Esto podría parecer en principio sorprendente: ¿cómo es posible que a una formación que los medios no dudan en tildar de ultraderecha, y que por tanto estaría en principio más próxima a la derecha merkeliana, la vote sin embargo tanto antiguo elector izquierdista? ¿Por qué hay más votantes que dan el salto desde la socialdemocracia hasta tal ultraderecha que desde el presuntamente más próximo conservadurismo? ¿Por qué tanto votante (12 %) que antes votó a Die Linke (una formación que comparte partido europeo con Izquierda Unida) apoya ahora lo que parecería el extremo contrario del arco político? ¿No debería ser una rareza ir tanto desde la ultraizquierda a la derecha extrema?

Para empezar a responder esas dudas se pueden apuntar dos hipótesis y recordar un dato. El dato es que todo esto no resulta inaudito: ya en Francia se asistió hace años a algo similar, cuando antiguos votantes socialistas y comunistas se pasaron en masa al lepenista Frente Nacional.
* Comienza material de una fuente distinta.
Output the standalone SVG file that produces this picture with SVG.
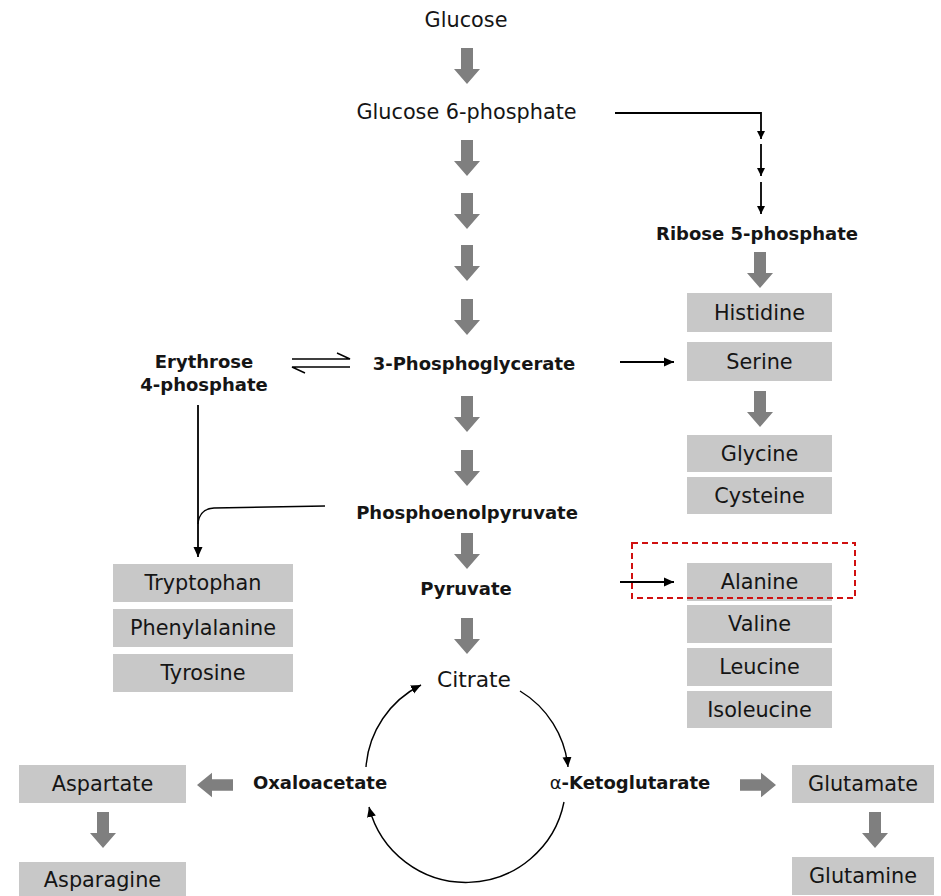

La primera hipótesis de por qué sucede esto no deja en buen lugar a la izquierda europea. Ya apuntamos la idea hace dos semanas aquí. Somos muchos los que detectamos en el izquierdismo europeo actual una pasmosa falta de ideas de cierto empaque. Y, por consiguiente, un recurso cada vez más frecuente a meros eslóganes, mero sentimentalismo, meras divagaciones cuando no extravagancias (que diría el recientemente fallecido filósofo Gustavo Bueno). Mero populismo, en suma. Acostumbrar a tu electorado al populismo tiene una gran ventaja: el populismo es por definición fácil de vender. Pero tiene un gran inconveniente: cuando llega alguien más populista que tú, no puedes estar nada seguro de que no te vaya a robar tu clientela. Por tanto, no resultaría extraño que en Alemania o Francia antiguos socialistas nutran a la derecha populista, o que en la España postzapatero alimenten, como están alimentando, a la izquierda ídem.

Si la primera hipótesis parece un tanto dura hacia la izquierda europea actual, la segunda es aún menos fácil de asumir. Rezaría así: los votantes de mentalidad estatalista, que antes apostaban por partidos de izquierda porque creían que son estos los que mejor pueden defender el Estado de bienestar, empiezan a cambiar de idea. Y esto es así debido a la postura netamente pro inmigración que adoptan todos estos partidos. El antiguo votante izquierdista empieza a dudar de que su querido Estado de bienestar sea compatible con cotas cada vez más altas de inmigrantes que a menudo no comparten la cultura política que hizo posible ese Estado de bienestar. Y, por lo tanto, opta por partidos antiinmigración que también persiguen mantener ese Estado benefactor, pero solo para los connacionales. Dicho de otro modo: el votante izquierdista ama igual que siempre las ventajas de un Estado que te da muchas cosas, solo que ahora ha decidido que esas cosas es mejor que vayan solo para él, no para cualquiera que llegue al país y que pueda ponerlas en peligro. El estatismo no siempre ha de ser generoso. (Lo habíamos sospechado siempre los liberales).

Hagamos una última reflexión sobre el ascenso de los partidos antiinmigración, como AfD. No ha sido extraño que la prensa española, sobre todo la socialdemócrata, tilde de “xenófobas” a estas formaciones. Si un partido habla contra la mezcla de lo alemán con lo sirio, o con lo africano, o con lo musulmán no puede ser sino por xenofobia, parecen razonar nuestros periodistas.

No entraré en la corrección o no de este razonamiento. Pero llama la atención que apenas se aplique lo mismo para los casos en que, dentro de nuestro país, alguien habla contra la mezcla de lo catalán, lo vasco, lo gallego o lo maragato con lo español. Si ser nacionalista alemán y querer mantener las esencias alemanas es xenófobo, no se ve por qué no deberíamos empezar a llamar ya a los defensores de otros nacionalismos, y de otras esencias, por ese mismo nombre. De hecho, uno de los principios básicos de la “xenófoba” AfD es la idea de que los países del sur de Europa están robando, vía rescate bancario, a los alemanes. Estos xenófobos alemanes podrían firmar perfectamente, pues, el lema de “Espanya ens roba” con que otros xenófobos, más cercanos, nos han estado martilleando estos últimos años. Queridos amigos socialdemócratas: no vale llamar “xenófobo” solo a los que no quieres caer bien; un principio básico de la razón es que has de guardar cierta coherencia y clasificar lo similar de modo similar.

Aunque, claro, eso nos retrotrae a la hipótesis primera que apuntamos antes: ¿será capaz la socialdemocracia española de abandonar el sentimentalismo e ir adonde la lleva la aplicación sólida de la razón?